Trempealeau County’s early history reads like a literary epic—a series of encounters, often violent, among Dakotas and Ho-Chunks and explorers, fur traders, missionaries, and military men from France, Britain, and the young United States. With American rule came steamboats, speculators, and the systematic removal of Native Americans. After the organization of Trempealeau County in 1854, its history became farming, beginning at the county’s southern end in the prairies and valleys nearest the river towns.
Here, where Silver Creek gushes into the Beaver River, Arnold established a farm in 1857. A wealthy migrant from the Hudson River Valley, he became a Civil War hero and state legislator, but above all he played a key role in the county’s agricultural history. During the robust wheat-growing days of the 1860s, Arnold introduced mechanical harvesting equipment to the area and rented it to neighbors. He wrote articles on the latest farm techniques, helped found the local agricultural society, spearheaded a railroad to link the county’s farms into a wider market, and donated land for the county fair. When soil depletion, insect infestations, and competition from the Great Plains ravaged wheat growers in the late 1870s, Arnold encouraged local cooperatives and pushed for crop diversification, helping nudge Trempealeau County toward its early-twentieth-century rebirth as a dairy region.
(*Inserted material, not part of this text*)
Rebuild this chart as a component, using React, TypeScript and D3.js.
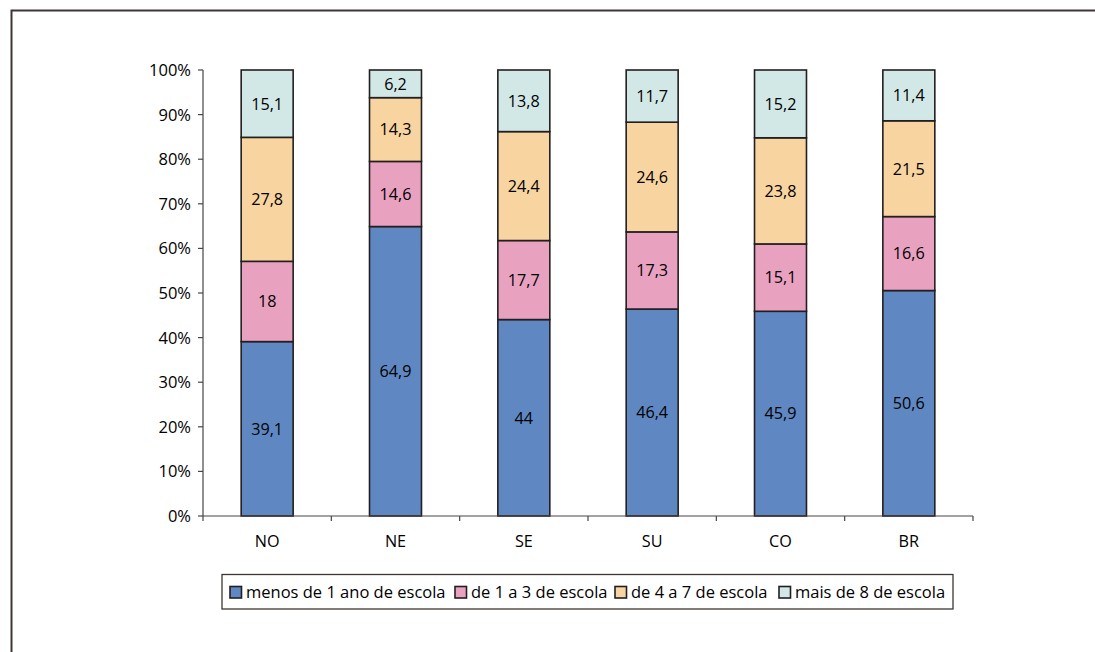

Arnold’s original four-hundred-acre farm has shrunk, but his farmstead, set on a rise in gently rolling terrain, remains intact. Its most prominent structure is the vaguely Italianate two-story red brick house. A low hipped roof covers the central core, and a projecting three-story tower has a concave mansard roof. Several verandas once surrounded the first story, but today there are just two smaller porches, neither original. The farmstead’s other nineteenth-century structures include a stone icehouse veneered with soft brick, a V-shaped corncrib with a cantilevered roof, and a two-and-a-half-story barn. The barn’s rough stone basement, housing cattle stalls, was built into a steep bank and opened onto a pasture on the east side. The barn’s unusual mansard roof has flared eaves, which allow for a larger loft. Gabled dormers light the loft, but the large cupola that once crowned the roof is gone.